En España, país cabezón y de cuenca esférica, se confunde hasta la heráldica. Uno ya puede ser un zote, pegarle a la madre y montar un festival de flamenquito pop en el Carvern: todo se olvida mientras se enhebre bien y se chute por la escuadra. En este caso coincide además con un sentido bochornoso de la persecución. Los catalanes, con esto del proceso, se parecen cada día más a los españoles y a los Christianos que leen el Marca. Vienen a por nosotros, parecen decir. Y se olvidan, más allá de la injustificable evasión millonaria, de otro delito, este no amparado en el Código Civil, pero que debería, como mínimo, tener una penalización social y despertar un rubor solidario y contagioso: que el mejor jugador de fútbol de todos los tiempos se jacte de no entender ni jopo de mecánica financiera, como si fuera el alma cándida de un nonato visitando las oficinas del purgatorio.

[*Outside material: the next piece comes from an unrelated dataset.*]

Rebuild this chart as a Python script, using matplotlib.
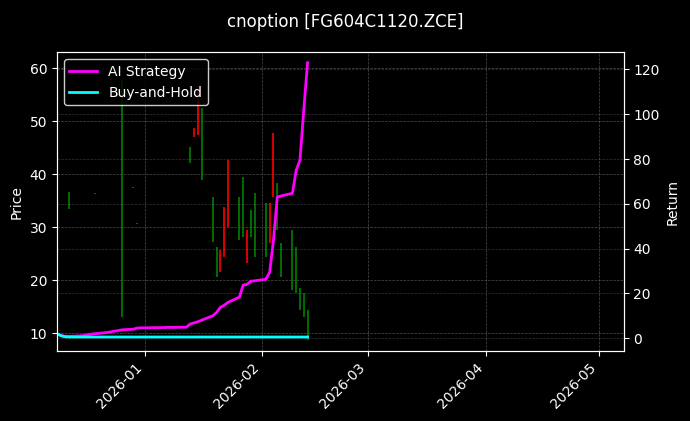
import numpy as np
import pandas as pd
import matplotlib
matplotlib.use('Agg')
import matplotlib.pyplot as plt
import matplotlib.dates as mdates

plt.style.use('dark_background')

# candles: date, high, low, up/down
c_dates = ['2025-12-12', '2025-12-19', '2025-12-26', '2025-12-29', '2025-12-30',
           '2026-01-13', '2026-01-14', '2026-01-15', '2026-01-16', '2026-01-19',
           '2026-01-20', '2026-01-21', '2026-01-22', '2026-01-23', '2026-01-26',
           '2026-01-27', '2026-01-28', '2026-01-29', '2026-01-30', '2026-02-02',
           '2026-02-03', '2026-02-04', '2026-02-05', '2026-02-06', '2026-02-09',
           '2026-02-10', '2026-02-11', '2026-02-12', '2026-02-13']
c_high = [36.6, 36.5, 57.7, 37.6, 30.7, 45.1, 48.7, 55.8, 52.5, 35.7,
          26.2, 25.7, 33.8, 42.6, 35.7, 39.4, 29.4, 33.2, 36.4, 34.5,
          34.5, 47.7, 38.3, 27.0, 29.4, 26.2, 18.5, 17.5, 14.3]
c_low = [33.4, 36.3, 13.0, 37.4, 30.5, 42.1, 47.0, 47.4, 38.9, 27.2,
         20.6, 21.5, 24.3, 30.0, 27.5, 28.1, 23.2, 28.1, 24.3, 24.3,
         27.0, 35.7, 29.4, 20.6, 18.1, 17.5, 14.3, 13.0, 8.7]
c_up = [False, True, False, True, True, False, True, True, False, False,
        False, True, True, True, False, False, True, False, False, False,
        True, True, False, False, False, False, False, False, False]

l_dates = ['2025-12-09', '2025-12-10', '2025-12-11', '2025-12-12', '2025-12-15',
           '2025-12-16', '2025-12-17', '2025-12-18', '2025-12-19', '2025-12-22',
           '2025-12-23', '2025-12-24', '2025-12-25', '2025-12-26', '2025-12-29',
           '2025-12-30', '2025-12-31', '2026-01-05', '2026-01-06', '2026-01-07',
           '2026-01-08', '2026-01-09', '2026-01-12', '2026-01-13', '2026-01-14',
           '2026-01-15', '2026-01-16', '2026-01-19', '2026-01-20', '2026-01-21',
           '2026-01-22', '2026-01-23', '2026-01-26', '2026-01-27', '2026-01-28',
           '2026-01-29', '2026-01-30', '2026-02-02', '2026-02-03', '2026-02-04',
           '2026-02-05', '2026-02-06', '2026-02-09', '2026-02-10', '2026-02-11',
           '2026-02-12', '2026-02-13']
strategy = [1.8, 1.2, 0.8, 0.8, 1.0, 1.2, 1.5, 1.8, 2.0, 2.5,
            2.8, 3.1, 3.4, 3.7, 4.0, 4.5, 4.6, 4.7, 4.7, 4.8,
            4.8, 4.8, 4.9, 6.3, 6.8, 7.3, 8.0, 10.0, 11.5, 13.8,
            14.7, 16.0, 18.3, 23.7, 24.0, 25.4, 25.6, 26.3, 29.5, 43.7,
            63.0, 63.5, 64.7, 75.0, 79.5, 102.0, 123.0]
buyhold = [1.8, 1.0, 0.6] + [0.5] * 44

cd = pd.to_datetime(c_dates)
ld = pd.to_datetime(l_dates)

fig = plt.figure(figsize=(6.9, 4.21), dpi=100)
ax = fig.add_axes([0.0826, 0.166, 0.8214, 0.71])
for d, hi, lo, up in zip(cd, c_high, c_low, c_up):
    col = 'red' if up else 'green'
    ax.vlines(d, lo, hi, color=col, linewidth=1.2)
ax.set_ylim(6.6, 63)
ax.set_ylabel('Price')
ax.grid(True, linestyle='--', linewidth=0.5, color='gray', alpha=0.6)

ax2 = ax.twinx()
ax2.plot(ld, strategy, color='magenta', linewidth=2, label='AI Strategy')
ax2.plot(ld, buyhold, color='cyan', linewidth=2, label='Buy-and-Hold')
ax2.set_ylim(-5.8, 127.7)
ax2.set_ylabel('Return')
ax2.grid(True, linestyle='--', linewidth=0.5, color='gray', alpha=0.4)
ax2.legend(loc='upper left', facecolor='black', edgecolor='white')

ax.set_xlim(pd.Timestamp('2025-12-08 20:00'), pd.Timestamp('2026-05-07 12:00'))
ax.xaxis.set_major_locator(mdates.MonthLocator())
ax.xaxis.set_major_formatter(mdates.DateFormatter('%Y-%m'))
plt.setp(ax.get_xticklabels(), rotation=45, ha='right')

fig.suptitle('cnoption [FG604C1120.ZCE]', y=0.97)
fig.savefig('out.png', facecolor='black')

En España se comprende perfectamente que cualquier ladrillero venido a más se desviva con ahínco por meterse en la cosa del fútbol. La gloria con calderilla del balón es el chollazo. Y da para todo tipo de bulas y exenciones. Lo saben los políticos, que hacen lo imposible, con la mano abierta y con la de detrás, para eludir cualquier encontronazo con los mandatarios pandilleros del deporte. Mientras la justicia y las televisiones afinan los juicios paralelos y los consetudinarios, lo único que parece claro es que Messi nos ha querido meter un gol en toda regla a todos los habitantes de España. Y también gente como Dani Alves, Pedrosa o la señora de Arias Cañete, cada uno con sus intentonas, más o menos deliberadas, de contribuir lo menos posible con el sistema público y detraer cantidades nada magras de sus obligaciones con el Estado. Ahora sigamos aplaudiendo. Riéndole las gracietas y las cucamomas, diciendo que todos somos algo y alguien sin dejar de ser paradójicamente nada más que nosotros: con lo que eso comporta. Al menos, para un servidor. Al que Hacienda no le resta, y hace bien, ni los gritos de apoyo al Cholo Simeone.